> **YOUR INSTRUCTIONS**
Search the data below for the word "chart" and copy each line that holds it.

> **DATA SHOWN**
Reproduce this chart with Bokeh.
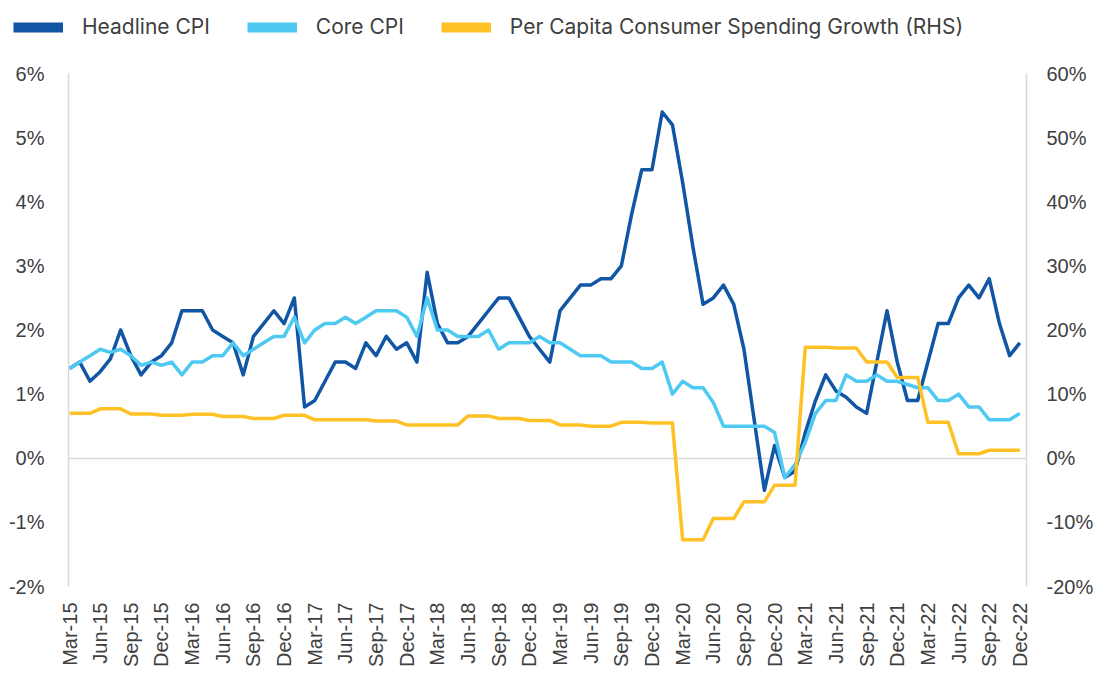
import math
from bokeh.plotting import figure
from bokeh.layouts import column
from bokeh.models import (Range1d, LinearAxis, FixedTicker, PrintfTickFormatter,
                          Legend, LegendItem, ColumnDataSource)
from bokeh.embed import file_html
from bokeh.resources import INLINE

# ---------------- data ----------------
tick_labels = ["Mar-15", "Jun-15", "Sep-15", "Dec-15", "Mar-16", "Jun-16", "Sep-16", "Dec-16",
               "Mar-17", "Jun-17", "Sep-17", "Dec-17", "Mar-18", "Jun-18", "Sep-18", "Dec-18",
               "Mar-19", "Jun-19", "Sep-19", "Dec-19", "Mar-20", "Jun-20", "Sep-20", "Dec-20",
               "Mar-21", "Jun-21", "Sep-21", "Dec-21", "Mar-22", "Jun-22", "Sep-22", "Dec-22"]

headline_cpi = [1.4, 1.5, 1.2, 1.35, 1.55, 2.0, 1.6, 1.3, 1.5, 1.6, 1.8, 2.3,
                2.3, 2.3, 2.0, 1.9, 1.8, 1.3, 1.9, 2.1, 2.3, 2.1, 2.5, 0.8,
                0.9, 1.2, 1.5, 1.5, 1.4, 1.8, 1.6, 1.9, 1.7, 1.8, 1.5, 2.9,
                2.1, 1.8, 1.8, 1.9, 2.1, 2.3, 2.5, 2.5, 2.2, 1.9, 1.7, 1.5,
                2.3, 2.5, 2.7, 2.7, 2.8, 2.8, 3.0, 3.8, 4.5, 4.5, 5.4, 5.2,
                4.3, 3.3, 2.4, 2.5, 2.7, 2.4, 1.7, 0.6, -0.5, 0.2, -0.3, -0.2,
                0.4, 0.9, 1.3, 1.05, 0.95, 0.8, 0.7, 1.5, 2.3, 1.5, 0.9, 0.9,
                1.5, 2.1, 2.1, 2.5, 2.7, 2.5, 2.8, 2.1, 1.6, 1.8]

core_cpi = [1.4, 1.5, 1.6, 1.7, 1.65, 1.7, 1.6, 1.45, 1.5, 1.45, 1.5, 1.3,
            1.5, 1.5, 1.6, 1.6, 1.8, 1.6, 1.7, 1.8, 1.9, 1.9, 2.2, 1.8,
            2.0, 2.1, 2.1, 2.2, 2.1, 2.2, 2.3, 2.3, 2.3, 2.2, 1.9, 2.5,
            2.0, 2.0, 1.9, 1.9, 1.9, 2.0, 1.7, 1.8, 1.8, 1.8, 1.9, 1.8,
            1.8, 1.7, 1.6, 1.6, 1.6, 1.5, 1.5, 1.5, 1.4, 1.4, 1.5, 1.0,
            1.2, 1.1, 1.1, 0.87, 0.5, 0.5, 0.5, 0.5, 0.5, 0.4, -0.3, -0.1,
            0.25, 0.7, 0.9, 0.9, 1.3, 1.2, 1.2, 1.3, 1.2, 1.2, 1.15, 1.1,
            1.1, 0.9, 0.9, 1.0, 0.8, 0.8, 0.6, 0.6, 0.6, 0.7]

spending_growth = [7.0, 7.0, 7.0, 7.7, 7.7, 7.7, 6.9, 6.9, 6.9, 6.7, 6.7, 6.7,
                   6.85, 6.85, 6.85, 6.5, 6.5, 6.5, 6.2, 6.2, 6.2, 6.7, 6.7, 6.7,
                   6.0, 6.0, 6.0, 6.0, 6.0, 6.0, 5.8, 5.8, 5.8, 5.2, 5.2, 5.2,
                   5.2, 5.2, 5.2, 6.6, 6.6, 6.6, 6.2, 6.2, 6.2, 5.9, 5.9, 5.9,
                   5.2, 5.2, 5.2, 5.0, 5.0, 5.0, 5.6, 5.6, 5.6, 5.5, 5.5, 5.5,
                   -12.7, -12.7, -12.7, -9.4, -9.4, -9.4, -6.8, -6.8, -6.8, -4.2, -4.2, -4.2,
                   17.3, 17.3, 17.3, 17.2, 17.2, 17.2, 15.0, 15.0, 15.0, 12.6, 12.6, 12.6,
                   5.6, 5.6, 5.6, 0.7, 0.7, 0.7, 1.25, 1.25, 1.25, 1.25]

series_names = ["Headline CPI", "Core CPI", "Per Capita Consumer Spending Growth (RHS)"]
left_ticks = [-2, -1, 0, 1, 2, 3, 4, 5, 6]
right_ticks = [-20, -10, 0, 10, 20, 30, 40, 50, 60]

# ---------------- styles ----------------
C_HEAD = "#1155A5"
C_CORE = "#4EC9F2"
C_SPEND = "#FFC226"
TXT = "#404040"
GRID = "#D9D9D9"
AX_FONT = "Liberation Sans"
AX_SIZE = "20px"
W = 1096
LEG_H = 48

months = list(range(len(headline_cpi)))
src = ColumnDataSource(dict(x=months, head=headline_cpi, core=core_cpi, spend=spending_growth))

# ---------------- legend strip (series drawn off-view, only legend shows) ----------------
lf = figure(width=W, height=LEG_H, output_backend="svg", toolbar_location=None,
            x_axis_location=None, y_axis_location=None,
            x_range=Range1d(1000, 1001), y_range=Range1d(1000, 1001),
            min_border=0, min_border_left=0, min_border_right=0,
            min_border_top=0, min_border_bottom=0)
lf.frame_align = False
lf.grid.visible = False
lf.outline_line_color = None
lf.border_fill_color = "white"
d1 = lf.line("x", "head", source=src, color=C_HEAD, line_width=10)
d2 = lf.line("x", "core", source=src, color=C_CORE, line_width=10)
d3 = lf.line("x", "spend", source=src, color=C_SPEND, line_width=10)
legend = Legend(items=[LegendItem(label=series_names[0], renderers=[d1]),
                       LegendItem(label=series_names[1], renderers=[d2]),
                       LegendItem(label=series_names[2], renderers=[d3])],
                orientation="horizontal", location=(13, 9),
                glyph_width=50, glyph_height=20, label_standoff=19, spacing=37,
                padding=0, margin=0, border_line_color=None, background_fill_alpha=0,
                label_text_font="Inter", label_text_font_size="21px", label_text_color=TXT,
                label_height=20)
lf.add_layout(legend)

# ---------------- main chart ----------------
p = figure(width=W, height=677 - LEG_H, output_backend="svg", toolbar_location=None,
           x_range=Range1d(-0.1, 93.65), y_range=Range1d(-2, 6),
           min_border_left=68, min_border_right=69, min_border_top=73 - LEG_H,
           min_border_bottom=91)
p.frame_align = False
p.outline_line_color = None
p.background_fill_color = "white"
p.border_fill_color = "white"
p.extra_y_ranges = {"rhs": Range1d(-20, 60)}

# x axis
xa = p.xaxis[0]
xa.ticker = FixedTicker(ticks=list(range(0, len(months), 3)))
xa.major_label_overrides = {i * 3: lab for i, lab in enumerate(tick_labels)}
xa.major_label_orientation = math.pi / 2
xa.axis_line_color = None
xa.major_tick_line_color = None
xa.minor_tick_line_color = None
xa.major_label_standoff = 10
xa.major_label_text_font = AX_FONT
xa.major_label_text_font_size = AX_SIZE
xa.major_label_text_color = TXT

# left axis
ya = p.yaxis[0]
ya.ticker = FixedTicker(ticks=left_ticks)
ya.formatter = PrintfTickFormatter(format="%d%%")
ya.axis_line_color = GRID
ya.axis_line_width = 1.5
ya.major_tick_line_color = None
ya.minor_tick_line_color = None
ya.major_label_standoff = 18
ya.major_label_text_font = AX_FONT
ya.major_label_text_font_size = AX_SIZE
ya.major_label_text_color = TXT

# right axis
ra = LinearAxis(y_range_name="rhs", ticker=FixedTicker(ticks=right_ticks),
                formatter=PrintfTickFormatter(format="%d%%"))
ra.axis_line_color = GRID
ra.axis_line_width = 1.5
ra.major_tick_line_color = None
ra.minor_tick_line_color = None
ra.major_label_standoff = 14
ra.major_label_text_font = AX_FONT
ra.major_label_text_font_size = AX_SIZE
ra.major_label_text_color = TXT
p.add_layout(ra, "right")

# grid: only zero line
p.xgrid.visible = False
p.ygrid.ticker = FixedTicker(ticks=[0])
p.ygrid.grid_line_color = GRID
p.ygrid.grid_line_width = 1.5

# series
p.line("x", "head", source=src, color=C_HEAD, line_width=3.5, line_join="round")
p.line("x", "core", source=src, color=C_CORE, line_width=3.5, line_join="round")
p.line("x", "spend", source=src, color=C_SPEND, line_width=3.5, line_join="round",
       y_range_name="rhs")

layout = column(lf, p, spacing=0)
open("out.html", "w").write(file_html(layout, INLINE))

> **SOLVED EXERCISE**
Reproduce this chart with Bokeh.
# ---------------- main chart ----------------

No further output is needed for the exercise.